Name of breed: Thoroughbred, or English Thoroughbred
Country of origin: England
Breed origin: One of the best-known horse breeds in the world, the Thoroughbred was developed in England by crossing native English mares with Arabian, Barb and Turkoman (today’s Akhal-Teke) stallions to create the Thoroughbred that we know and love today. All modern Thoroughbred horses’ bloodlines can be traced back to three stallions that were imported into England in the 17th and 18th centuries: the Byerley Turk in the 1680s, the Darley Arabian in 1704 and the Godolphin Arabian in 1729. From these stallions, a type of horse was carefully bred that combined the English mares’ strength with the oriental stallions’ speed and spirit. Somehow, a few generations later, only one male descendant of each stallion was left to sire offspring: Matchem, grandson of the Godolphin Arabian, Herod, great-great-grandson of the Byerley Turk, and Eclipse, the great-great grandson of the Darley Arabian. These stallions, possessing and reliably passing on the characteristics of the Thoroughbred, were all born around the mid-18th century. They dominated the racing scene in Great Britain and Ireland, which was by then very popular thanks to this new, faster type of horse. The General Stud Book for the English Thoroughbred was created by James Weatherby in 1791.
At first, longer races (up to four miles, or 6.4 kilometres) were in vogue. But by the end of the 18th Century, England’s five major races were all between one and 1.75 miles long (1.6 to 2.8 kilometres). Older horses had better endurance, but younger horses ran faster over these shorter distances, so breeders focused on producing horses that not only ran faster, but could be raced younger. By now, the Thoroughbred was undeniably faster than the Arabian and the Barb, and also much taller. In fact, it was such an elegant and practical horse that it was bred by the aristoracy as a general riding horse, as well as a racehorse. Huge numbers of Thoroughbreds were also brought to North America, where they were used for everything from the Cavalry to carriage driving to racing.

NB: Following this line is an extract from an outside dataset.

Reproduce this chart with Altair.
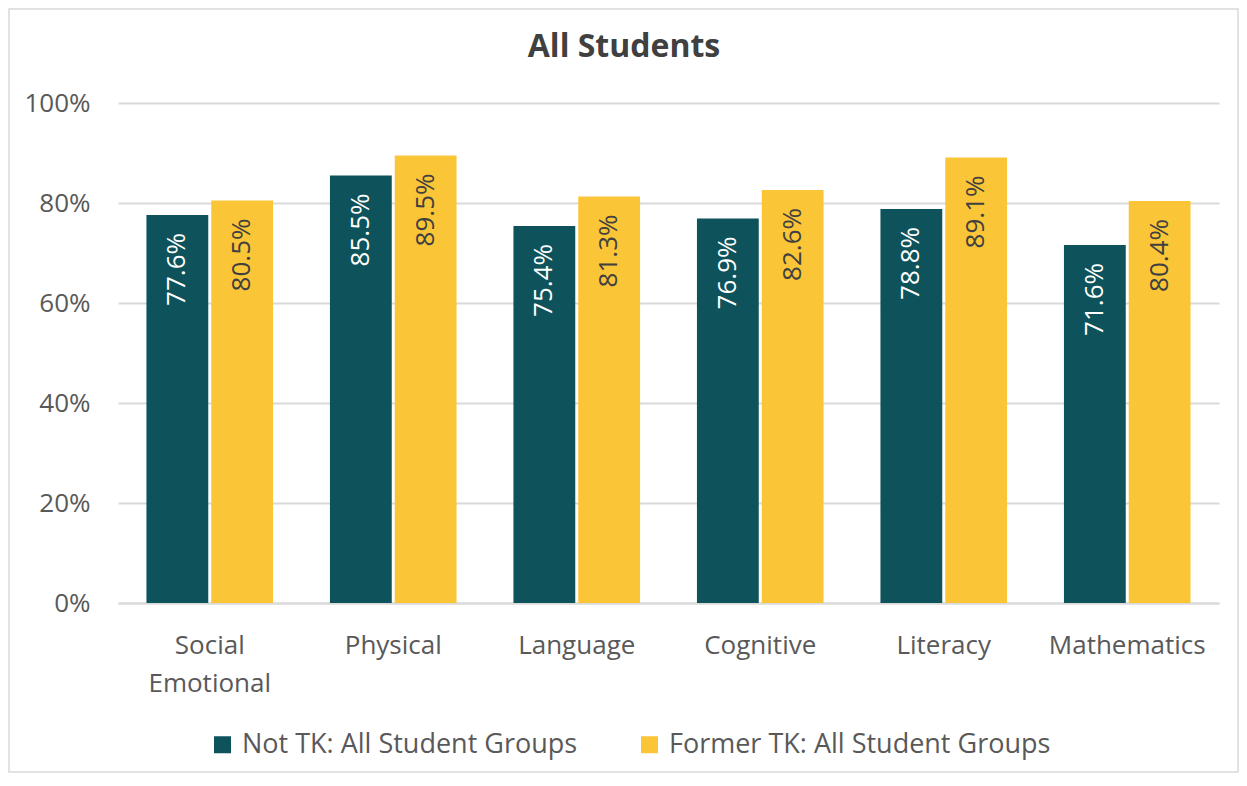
import altair as alt
import pandas as pd

categories = ["Social Emotional", "Physical", "Language", "Cognitive", "Literacy", "Mathematics"]
groups = ["Not TK: All Student Groups", "Former TK: All Student Groups"]
not_tk = [77.6, 85.5, 75.4, 76.9, 78.8, 71.6]
former_tk = [80.5, 89.5, 81.3, 82.6, 89.1, 80.4]
y_ticks = [0, 20, 40, 60, 80, 100]
colors = ["#0E535B", "#FBC538"]
title_text = "All Students"

rows = []
for c, a, b in zip(categories, not_tk, former_tk):
    rows.append({"category": c, "group": groups[0], "value": a})
    rows.append({"category": c, "group": groups[1], "value": b})
df = pd.DataFrame(rows)

FONT = "Open Sans"
GREY = "#595959"
W, H = 1101, 500

x = alt.X("category:N", sort=categories,
          scale=alt.Scale(paddingInner=0.31, paddingOuter=0.155),
          axis=alt.Axis(title=None, labelExpr="split(datum.label, ' ')", labelAngle=0,
                        labelFontSize=26, labelColor=GREY, labelFont=FONT, labelPadding=29,
                        labelLineHeight=38, ticks=False, domainColor="#D9D9D9", domainWidth=2,
                        grid=False, labelBaseline="top"))
xoff = alt.XOffset("group:N", sort=groups, scale=alt.Scale(paddingInner=0.046, paddingOuter=0))
y = alt.Y("value:Q", scale=alt.Scale(domain=[0, 100]),
          axis=alt.Axis(values=y_ticks, labelExpr="datum.value + '%'", title=None, domain=False,
                        ticks=False, gridColor="#D9D9D9", gridWidth=2, labelFontSize=26,
                        labelColor=GREY, labelPadding=28, labelFont=FONT))

bars = alt.Chart(df).mark_bar().encode(
    x=x, xOffset=xoff, y=y,
    color=alt.Color("group:N", sort=groups, scale=alt.Scale(domain=groups, range=colors),
                    legend=alt.Legend(title=None, orient="none", legendX=91, legendY=628,
                                      direction="horizontal", symbolType="square", symbolSize=289,
                                      symbolStrokeWidth=0, labelFontSize=27, labelFont=FONT,
                                      labelColor=GREY, columnPadding=58, padding=0, labelOffset=6,
                                      labelLimit=0)))

labels = alt.Chart(df).transform_calculate(
    lbl="format(datum.value, '.1f') + '%'"
).mark_text(angle=270, align="right", baseline="middle", dx=-18, fontSize=26, font=FONT).encode(
    x=x, xOffset=xoff, y=y, text="lbl:N",
    color=alt.condition(alt.datum.group == groups[0], alt.value("white"), alt.value("#404040")))

title = alt.Chart(pd.DataFrame({"t": [title_text]})).mark_text(
    fontSize=32, fontWeight="bold", font=FONT, color="#404040", align="center", baseline="alphabetic"
).encode(x=alt.value(506), y=alt.value(-46), text="t:N")

frame = alt.Chart(pd.DataFrame({"a": [0]})).mark_rect(
    fill="transparent", stroke="#D9D9D9", strokeWidth=1.5
).encode(x=alt.value(-109), x2=alt.value(W + 19), y=alt.value(-94), y2=alt.value(H + 169))

chart = alt.layer(frame, bars, labels, title).properties(
    width=W, height=H,
    padding={"left": 110, "right": 20, "top": 95, "bottom": 170},
    autosize=alt.AutoSizeParams(type="none"),
).configure_view(strokeWidth=0)

chart.save("out.html", embed_options={"renderer": "svg", "actions": False})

The American Studbook was created in 1873 and today, America has a bigger horse racing industry and more races than anywhere else on earth.
The 19th, 20th and 21st centuries saw Thoroughbreds and Thoroughbred racing spread all over the world. In the process, the breed was used to develop and improve a huge percentage of the horse breeds in existence today. These include the Standardbred (the fastest harness racing breed), the Quarter Horse, the Anglo-Arab and almost every type of warmblood.
Distinguishing features: The Thoroughbred is a ‘hot-blooded’ breed: spirited, bold, fast and agile. The average height is 16 hands. Although they are almost always a solid colour such as bay, black, brown, chestnut or grey, other colours such as roan, palomino, and even pinto are seen on very rare occasions. With long, strong, clean and slender legs and a deep chest cavity, Thoroughbreds are bred to be well-oiled racing machines. They have powerful hindquarters, well-defined withers, strong, sloping shoulders and a long, slender neck. There is a lot of variation in the head of the Thoroughbred, but it is generally refined and well-proportioned, with wide-set, intelligent eyes.
Modern Day Thoroughbred: Known mostly for their racing ability, Thoroughbreds are extremely versatile and also excel in disciplines such as eventing, showjumping, dressage and polo. They can also be used for pleasure and trail riding (you can ride them on many of our horse riding holidays!). There are many programs around the world that help off-the-track Thoroughbreds transition to a new life. Thanks to the Thoroughbred, horse racing is now a billion-dollar industry in many countries, and each year almost USD$3.5 billion is awarded in prize money.